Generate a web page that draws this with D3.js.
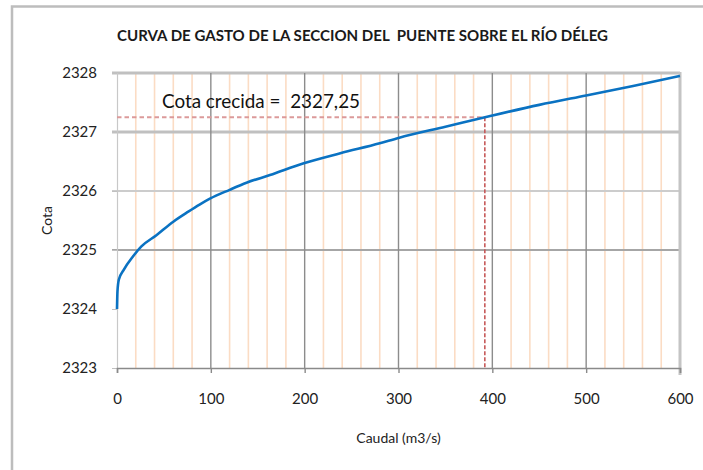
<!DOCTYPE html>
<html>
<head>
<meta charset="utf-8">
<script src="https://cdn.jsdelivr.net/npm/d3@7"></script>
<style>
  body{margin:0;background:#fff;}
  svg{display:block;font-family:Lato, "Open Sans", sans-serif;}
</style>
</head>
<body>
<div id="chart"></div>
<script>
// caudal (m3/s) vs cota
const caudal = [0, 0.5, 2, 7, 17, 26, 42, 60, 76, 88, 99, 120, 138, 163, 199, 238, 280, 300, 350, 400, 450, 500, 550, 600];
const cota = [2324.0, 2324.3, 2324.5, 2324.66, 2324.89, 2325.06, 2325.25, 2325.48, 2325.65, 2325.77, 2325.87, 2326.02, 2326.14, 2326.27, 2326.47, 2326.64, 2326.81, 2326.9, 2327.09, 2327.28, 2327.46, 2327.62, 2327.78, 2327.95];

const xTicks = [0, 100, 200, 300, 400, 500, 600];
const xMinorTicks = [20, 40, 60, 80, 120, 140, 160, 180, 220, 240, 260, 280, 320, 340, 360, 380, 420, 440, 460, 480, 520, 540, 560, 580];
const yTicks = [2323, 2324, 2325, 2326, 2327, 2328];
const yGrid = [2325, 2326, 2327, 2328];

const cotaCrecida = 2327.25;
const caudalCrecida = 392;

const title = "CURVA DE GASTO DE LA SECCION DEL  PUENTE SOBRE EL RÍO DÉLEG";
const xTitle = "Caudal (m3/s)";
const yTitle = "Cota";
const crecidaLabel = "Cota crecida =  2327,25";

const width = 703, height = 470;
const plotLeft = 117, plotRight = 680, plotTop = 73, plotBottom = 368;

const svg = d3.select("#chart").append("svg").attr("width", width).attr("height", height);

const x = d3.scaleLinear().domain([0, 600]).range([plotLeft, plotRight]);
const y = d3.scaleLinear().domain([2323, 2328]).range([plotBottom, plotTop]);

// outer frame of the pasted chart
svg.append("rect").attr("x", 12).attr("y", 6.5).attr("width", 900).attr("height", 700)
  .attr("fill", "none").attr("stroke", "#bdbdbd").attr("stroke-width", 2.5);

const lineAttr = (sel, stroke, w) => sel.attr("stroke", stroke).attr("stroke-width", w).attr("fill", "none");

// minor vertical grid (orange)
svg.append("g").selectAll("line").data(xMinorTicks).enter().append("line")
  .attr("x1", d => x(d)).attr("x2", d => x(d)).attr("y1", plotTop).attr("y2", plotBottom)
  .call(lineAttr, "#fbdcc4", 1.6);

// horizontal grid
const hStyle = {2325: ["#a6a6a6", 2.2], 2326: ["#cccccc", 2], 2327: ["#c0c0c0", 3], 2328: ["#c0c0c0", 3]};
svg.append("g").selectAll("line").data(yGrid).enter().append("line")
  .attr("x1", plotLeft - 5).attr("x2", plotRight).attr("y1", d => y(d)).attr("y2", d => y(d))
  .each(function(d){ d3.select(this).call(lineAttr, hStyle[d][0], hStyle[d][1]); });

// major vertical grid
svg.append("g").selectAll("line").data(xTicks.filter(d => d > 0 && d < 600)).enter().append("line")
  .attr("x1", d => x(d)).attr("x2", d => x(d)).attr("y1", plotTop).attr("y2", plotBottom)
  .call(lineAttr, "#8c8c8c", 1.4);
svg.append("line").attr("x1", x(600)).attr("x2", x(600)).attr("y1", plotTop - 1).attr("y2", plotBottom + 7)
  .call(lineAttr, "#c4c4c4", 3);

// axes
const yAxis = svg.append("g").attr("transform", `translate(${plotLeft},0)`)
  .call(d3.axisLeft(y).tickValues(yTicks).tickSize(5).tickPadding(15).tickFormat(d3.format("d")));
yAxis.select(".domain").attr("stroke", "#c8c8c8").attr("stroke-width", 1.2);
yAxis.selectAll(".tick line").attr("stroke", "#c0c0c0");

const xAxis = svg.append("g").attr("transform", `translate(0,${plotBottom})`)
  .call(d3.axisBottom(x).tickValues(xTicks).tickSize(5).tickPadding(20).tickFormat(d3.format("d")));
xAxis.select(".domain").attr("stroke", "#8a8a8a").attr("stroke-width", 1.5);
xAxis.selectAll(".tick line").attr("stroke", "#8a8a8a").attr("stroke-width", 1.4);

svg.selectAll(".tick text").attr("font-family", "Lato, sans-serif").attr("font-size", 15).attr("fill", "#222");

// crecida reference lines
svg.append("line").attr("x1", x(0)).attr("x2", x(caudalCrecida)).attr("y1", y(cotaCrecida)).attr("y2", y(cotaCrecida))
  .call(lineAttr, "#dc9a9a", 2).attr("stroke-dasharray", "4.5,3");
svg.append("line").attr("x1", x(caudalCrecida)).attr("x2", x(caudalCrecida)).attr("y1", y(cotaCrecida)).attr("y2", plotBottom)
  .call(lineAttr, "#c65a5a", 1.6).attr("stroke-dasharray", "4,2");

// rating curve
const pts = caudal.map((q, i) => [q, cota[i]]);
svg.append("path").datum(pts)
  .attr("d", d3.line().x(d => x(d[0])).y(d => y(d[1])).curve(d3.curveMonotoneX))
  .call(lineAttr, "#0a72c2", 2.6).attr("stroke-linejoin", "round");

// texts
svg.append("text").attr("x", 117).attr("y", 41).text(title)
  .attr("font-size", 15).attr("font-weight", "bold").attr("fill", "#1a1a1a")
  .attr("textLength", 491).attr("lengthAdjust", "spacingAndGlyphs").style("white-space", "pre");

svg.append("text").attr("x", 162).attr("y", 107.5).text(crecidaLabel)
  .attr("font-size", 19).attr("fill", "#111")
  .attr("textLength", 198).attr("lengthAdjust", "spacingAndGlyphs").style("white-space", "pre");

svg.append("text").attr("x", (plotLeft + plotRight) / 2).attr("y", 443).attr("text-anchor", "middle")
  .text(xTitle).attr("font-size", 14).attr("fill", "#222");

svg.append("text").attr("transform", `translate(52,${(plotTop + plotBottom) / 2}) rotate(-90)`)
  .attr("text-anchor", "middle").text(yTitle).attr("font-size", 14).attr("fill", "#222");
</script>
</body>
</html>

====================

Retype the whole listing, keeping every line identical and omitting all pictures.

**RESPONSE TO THE TASK**
Generate a web page that draws this with D3.js.
<!DOCTYPE html>
<html>
<head>
<meta charset="utf-8">
<script src="https://cdn.jsdelivr.net/npm/d3@7"></script>
<style>
  body{margin:0;background:#fff;}
  svg{display:block;font-family:Lato, "Open Sans", sans-serif;}
</style>
</head>
<body>
<div id="chart"></div>
<script>
// caudal (m3/s) vs cota
const caudal = [0, 0.5, 2, 7, 17, 26, 42, 60, 76, 88, 99, 120, 138, 163, 199, 238, 280, 300, 350, 400, 450, 500, 550, 600];
const cota = [2324.0, 2324.3, 2324.5, 2324.66, 2324.89, 2325.06, 2325.25, 2325.48, 2325.65, 2325.77, 2325.87, 2326.02, 2326.14, 2326.27, 2326.47, 2326.64, 2326.81, 2326.9, 2327.09, 2327.28, 2327.46, 2327.62, 2327.78, 2327.95];

const xTicks = [0, 100, 200, 300, 400, 500, 600];
const xMinorTicks = [20, 40, 60, 80, 120, 140, 160, 180, 220, 240, 260, 280, 320, 340, 360, 380, 420, 440, 460, 480, 520, 540, 560, 580];
const yTicks = [2323, 2324, 2325, 2326, 2327, 2328];
const yGrid = [2325, 2326, 2327, 2328];

const cotaCrecida = 2327.25;
const caudalCrecida = 392;

const title = "CURVA DE GASTO DE LA SECCION DEL  PUENTE SOBRE EL RÍO DÉLEG";
const xTitle = "Caudal (m3/s)";
const yTitle = "Cota";
const crecidaLabel = "Cota crecida =  2327,25";

const width = 703, height = 470;
const plotLeft = 117, plotRight = 680, plotTop = 73, plotBottom = 368;

const svg = d3.select("#chart").append("svg").attr("width", width).attr("height", height);

const x = d3.scaleLinear().domain([0, 600]).range([plotLeft, plotRight]);
const y = d3.scaleLinear().domain([2323, 2328]).range([plotBottom, plotTop]);

// outer frame of the pasted chart
svg.append("rect").attr("x", 12).attr("y", 6.5).attr("width", 900).attr("height", 700)
  .attr("fill", "none").attr("stroke", "#bdbdbd").attr("stroke-width", 2.5);

const lineAttr = (sel, stroke, w) => sel.attr("stroke", stroke).attr("stroke-width", w).attr("fill", "none");

// minor vertical grid (orange)
svg.append("g").selectAll("line").data(xMinorTicks).enter().append("line")
  .attr("x1", d => x(d)).attr("x2", d => x(d)).attr("y1", plotTop).attr("y2", plotBottom)
  .call(lineAttr, "#fbdcc4", 1.6);

// horizontal grid
const hStyle = {2325: ["#a6a6a6", 2.2], 2326: ["#cccccc", 2], 2327: ["#c0c0c0", 3], 2328: ["#c0c0c0", 3]};
svg.append("g").selectAll("line").data(yGrid).enter().append("line")
  .attr("x1", plotLeft - 5).attr("x2", plotRight).attr("y1", d => y(d)).attr("y2", d => y(d))
  .each(function(d){ d3.select(this).call(lineAttr, hStyle[d][0], hStyle[d][1]); });

// major vertical grid
svg.append("g").selectAll("line").data(xTicks.filter(d => d > 0 && d < 600)).enter().append("line")
  .attr("x1", d => x(d)).attr("x2", d => x(d)).attr("y1", plotTop).attr("y2", plotBottom)
  .call(lineAttr, "#8c8c8c", 1.4);
svg.append("line").attr("x1", x(600)).attr("x2", x(600)).attr("y1", plotTop - 1).attr("y2", plotBottom + 7)
  .call(lineAttr, "#c4c4c4", 3);

// axes
const yAxis = svg.append("g").attr("transform", `translate(${plotLeft},0)`)
  .call(d3.axisLeft(y).tickValues(yTicks).tickSize(5).tickPadding(15).tickFormat(d3.format("d")));
yAxis.select(".domain").attr("stroke", "#c8c8c8").attr("stroke-width", 1.2);
yAxis.selectAll(".tick line").attr("stroke", "#c0c0c0");

const xAxis = svg.append("g").attr("transform", `translate(0,${plotBottom})`)
  .call(d3.axisBottom(x).tickValues(xTicks).tickSize(5).tickPadding(20).tickFormat(d3.format("d")));
xAxis.select(".domain").attr("stroke", "#8a8a8a").attr("stroke-width", 1.5);
xAxis.selectAll(".tick line").attr("stroke", "#8a8a8a").attr("stroke-width", 1.4);

svg.selectAll(".tick text").attr("font-family", "Lato, sans-serif").attr("font-size", 15).attr("fill", "#222");

// crecida reference lines
svg.append("line").attr("x1", x(0)).attr("x2", x(caudalCrecida)).attr("y1", y(cotaCrecida)).attr("y2", y(cotaCrecida))
  .call(lineAttr, "#dc9a9a", 2).attr("stroke-dasharray", "4.5,3");
svg.append("line").attr("x1", x(caudalCrecida)).attr("x2", x(caudalCrecida)).attr("y1", y(cotaCrecida)).attr("y2", plotBottom)
  .call(lineAttr, "#c65a5a", 1.6).attr("stroke-dasharray", "4,2");

// rating curve
const pts = caudal.map((q, i) => [q, cota[i]]);
svg.append("path").datum(pts)
  .attr("d", d3.line().x(d => x(d[0])).y(d => y(d[1])).curve(d3.curveMonotoneX))
  .call(lineAttr, "#0a72c2", 2.6).attr("stroke-linejoin", "round");

// texts
svg.append("text").attr("x", 117).attr("y", 41).text(title)
  .attr("font-size", 15).attr("font-weight", "bold").attr("fill", "#1a1a1a")
  .attr("textLength", 491).attr("lengthAdjust", "spacingAndGlyphs").style("white-space", "pre");

svg.append("text").attr("x", 162).attr("y", 107.5).text(crecidaLabel)
  .attr("font-size", 19).attr("fill", "#111")
  .attr("textLength", 198).attr("lengthAdjust", "spacingAndGlyphs").style("white-space", "pre");

svg.append("text").attr("x", (plotLeft + plotRight) / 2).attr("y", 443).attr("text-anchor", "middle")
  .text(xTitle).attr("font-size", 14).attr("fill", "#222");

svg.append("text").attr("transform", `translate(52,${(plotTop + plotBottom) / 2}) rotate(-90)`)
  .attr("text-anchor", "middle").text(yTitle).attr("font-size", 14).attr("fill", "#222");
</script>
</body>
</html>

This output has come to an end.